Essentially this is a well-made film about an unsympathetic character in which almost nothing happens and I can’t think of a compelling reason to go out of your way to see this rather than spend time people-watching in your local cafe.

Issho Taiko Drummers, Alasdair Roberts & Peter Nicholson @ Stills Gallery

Posted: April 28th, 2009, by Stan Tontas

Very pleased I made the effort to go to this, one of Edinburgh’s few experimental music events. The music was varied, all non-amplified, and high quality and it sparked off loads of ideas in my head. The range of sounds attainable from fully-unplugged instruments reminds me that there’s no need for a lack of electricity to mean a lack of adventure.

First was a cellist (Peter Nicholson?), with 2 songs separated by some strong free playing. I can listen to stringed instruments being taken to extremes forever. This was human enough to be engaging and alien enough to be interesting too.

Next was Alasdair Roberts with solo guitar and beautifully performed folksongs and a rare joy in hearing lyrics that aren’t shit (though he mischaracterises the politics of the Luddites as wanting “barbarism” – at the time they were around this was synonymous with “North African” – I don’t think this is going to bother anybody other than me).

Best of all were the Issho Taiko drummers, though. Having no amplification meant that they had to rein in their thunderous impulses to allow space for the accompanying guitar and drone. The playing was accomplished and the players were listening to each other, producing a surprisingly rich & varied experience.

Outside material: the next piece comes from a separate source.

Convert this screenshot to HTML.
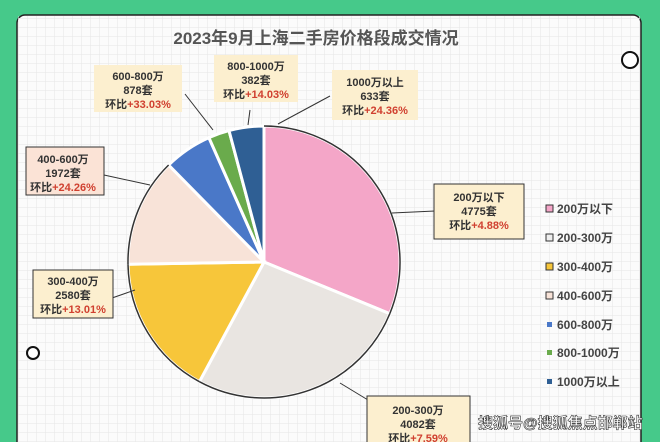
<!DOCTYPE html>
<html><head><meta charset="utf-8"><style>
body{margin:0;width:660px;height:442px;overflow:hidden;background:#46c98a;font-family:"Liberation Sans","Noto Sans CJK SC",sans-serif;}
</style></head><body>
<svg width="660" height="442" xmlns="http://www.w3.org/2000/svg" style="position:absolute;left:0;top:0">
<defs>
<pattern id="g" width="9" height="9" patternUnits="userSpaceOnUse"><path d="M9 0H0V9" fill="none" stroke="#e6e6e6" stroke-width="1"/></pattern>
</defs>
<rect x="17" y="15" width="624" height="440" rx="8" fill="#fbfbfb" stroke="#222" stroke-width="1.5"/>
<rect x="18" y="16" width="622" height="430" fill="url(#g)"/>
<text x="316" y="44" text-anchor="middle" font-size="17" font-weight="bold" fill="#555">2023年9月上海二手房价格段成交情况</text>
<circle cx="630" cy="60" r="8" fill="#fff" stroke="#111" stroke-width="2"/>
<circle cx="33" cy="353" r="6" fill="#fff" stroke="#111" stroke-width="2"/>
<g stroke="#fff" stroke-width="3">
<path d="M264 262L264 126A136 136 0 0 1 389.8 313.7Z" fill="#f4a6c8"/>
<path d="M264 262L389.8 313.7A136 136 0 0 1 199.4 381.7Z" fill="#e9e5e1"/>
<path d="M264 262L199.4 381.7A136 136 0 0 1 128 264.2Z" fill="#f7c63a"/>
<path d="M264 262L128 264.2A136 136 0 0 1 168.6 165Z" fill="#f8e3d8"/>
<path d="M264 262L168.6 165A136 136 0 0 1 208.9 137.6Z" fill="#4a78c8"/>
<path d="M264 262L208.9 137.6A136 136 0 0 1 229 130.6Z" fill="#6aab4c"/>
<path d="M264 262L229 130.6A136 136 0 0 1 264 126Z" fill="#2f5f94"/>
</g>
<g stroke="#333" stroke-width="1.5" fill="none">
<path d="M264 126A136 136 0 0 1 389.8 313.7"/>
<path d="M389.8 313.7A136 136 0 0 1 199.4 381.7"/>
<path d="M199.4 381.7A136 136 0 0 1 128 264.2"/>
<path d="M128 264.2A136 136 0 0 1 168.6 165"/>
</g>
<g stroke="#333" stroke-width="1" fill="none">
<line x1="392" y1="213" x2="435" y2="211"/>
<line x1="340" y1="383" x2="368" y2="400"/>
<line x1="112" y1="298" x2="135" y2="290"/>
<line x1="104" y1="175" x2="150" y2="185"/>
<line x1="185" y1="94" x2="213" y2="130"/>
<line x1="250" y1="110" x2="248" y2="125"/>
<line x1="330" y1="96" x2="278" y2="124"/>
</g>
<g font-size="11" font-weight="bold" fill="#333" text-anchor="middle">
<rect x="94" y="65" width="88" height="47" fill="#fcefcf"/>
<text x="138" y="80">600-800万</text><text x="138" y="94">878套</text><text x="138" y="108">环比<tspan fill="#d04030">+33.03%</tspan></text>
<rect x="214" y="55" width="84" height="47" fill="#fcefcf"/>
<text x="256" y="70">800-1000万</text><text x="256" y="84">382套</text><text x="256" y="98">环比<tspan fill="#d04030">+14.03%</tspan></text>
<rect x="332" y="70" width="86" height="50" fill="#fcefcf"/>
<text x="375" y="86">1000万以上</text><text x="375" y="100">633套</text><text x="375" y="114">环比<tspan fill="#d04030">+24.36%</tspan></text>
<rect x="26" y="147" width="78" height="48" fill="#fbe3d6" stroke="#333"/>
<text x="63" y="163">400-600万</text><text x="63" y="177">1972套</text><text x="63" y="191">环比<tspan fill="#d04030">+24.26%</tspan></text>
<rect x="33" y="270" width="80" height="48" fill="#fcefcf" stroke="#333"/>
<text x="73" y="285">300-400万</text><text x="73" y="299">2580套</text><text x="73" y="313">环比<tspan fill="#d04030">+13.01%</tspan></text>
<rect x="434" y="184" width="90" height="55" fill="#fcefcf" stroke="#333"/>
<text x="479" y="201">200万以下</text><text x="479" y="215">4775套</text><text x="479" y="229">环比<tspan fill="#d04030">+4.88%</tspan></text>
<rect x="367" y="396" width="103" height="50" fill="#fcefcf" stroke="#333"/>
<text x="418" y="414">200-300万</text><text x="418" y="428">4082套</text><text x="418" y="442">环比<tspan fill="#d04030">+7.59%</tspan></text>
</g>
<g font-size="12" font-weight="bold" fill="#444">
<rect x="546" y="205" width="7" height="7" fill="#f4a6c8" stroke="#333"/><text x="557" y="213">200万以下</text>
<rect x="546" y="234" width="7" height="7" fill="#eee" stroke="#333"/><text x="557" y="242">200-300万</text>
<rect x="546" y="263" width="7" height="7" fill="#f7c63a" stroke="#333"/><text x="557" y="271">300-400万</text>
<rect x="546" y="292" width="7" height="7" fill="#f8e3d8" stroke="#333"/><text x="557" y="300">400-600万</text>
<rect x="547" y="322" width="5" height="5" fill="#4a78c8"/><text x="557" y="329">600-800万</text>
<rect x="547" y="350" width="5" height="5" fill="#6aab4c"/><text x="557" y="357">800-1000万</text>
<rect x="547" y="379" width="5" height="5" fill="#2f5f94"/><text x="557" y="386">1000万以上</text>
</g>
<text x="478" y="428" font-size="15" font-weight="bold" fill="#fff" stroke="#333" stroke-width="0.6">搜狐号@搜狐焦点邯郸站</text>
<rect x="643" y="0" width="17" height="442" fill="#46c98a"/>
</svg>
</body></html>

Drones and pounding rhythms that you thought could only be produced using electricity are coaxed out of acoustic instruments. This got me thinking of post- (and pre-)electric raves, thousands of years of sound placed into a secular warehouse party era. Dubstep on Aeolian harps, acid on kazoos, jungle on an air-conditioning duct.

My imaginings aside, this was excellent stuff. These constraints might have stifled the group but instead proved them to be a talented and coherent bunch, reworking (presumably) raucous pieces into an absorbing alternate direction.

Solar powered theremins! in 3-D!

Posted: March 17th, 2009, by Stan Tontas

Solar-powered theremins! In 3D!

The Electron Club, based at the CCA, is Geek Heaven on Sauchiehall Street. The linked video not only features theremins powered by the sun, but it’s filmed in old-school red & blue glasses 3-D.

Churnalism FTW

Posted: January 30th, 2009, by Stan Tontas

It must be great to be in PR. Think of a story related to what your clients do, think of a shocking-sounding number, cook up a survey (the fewer people you ask the better) and email it the newspapers., watch the publicity role in and laugh on the way to the bank.

Do reporters not even think about the plausibility of what they write? “One third of Glaswegians a victim of card fraud last year!!1!!”

One third, eh? So that can’t be the kids and under 18s — a quarter of the population? The folk who can’t get a card because of bad credit – round here that’s got to be about 10%. Those that haven’t got cards worth ripping off? Another 20%. So that must mean that everyone else has been ripped off!!

31% of people ripped off by thieves last year compared to just 26% across the UK as a whole.

The upturn in card fraud is believed to be a knock-on effect of the credit crunch,

Funnily enough, this survey was commissioned by a company that sells credit card protection insurance…

See also the police claiming that there’s been a credit crunch-induced rise in shoplifting because, er there was more shoplifting in December last year than there was in April. Hmm, what happens in December that’s different from April. Has to do with shops… No, you’ve got me.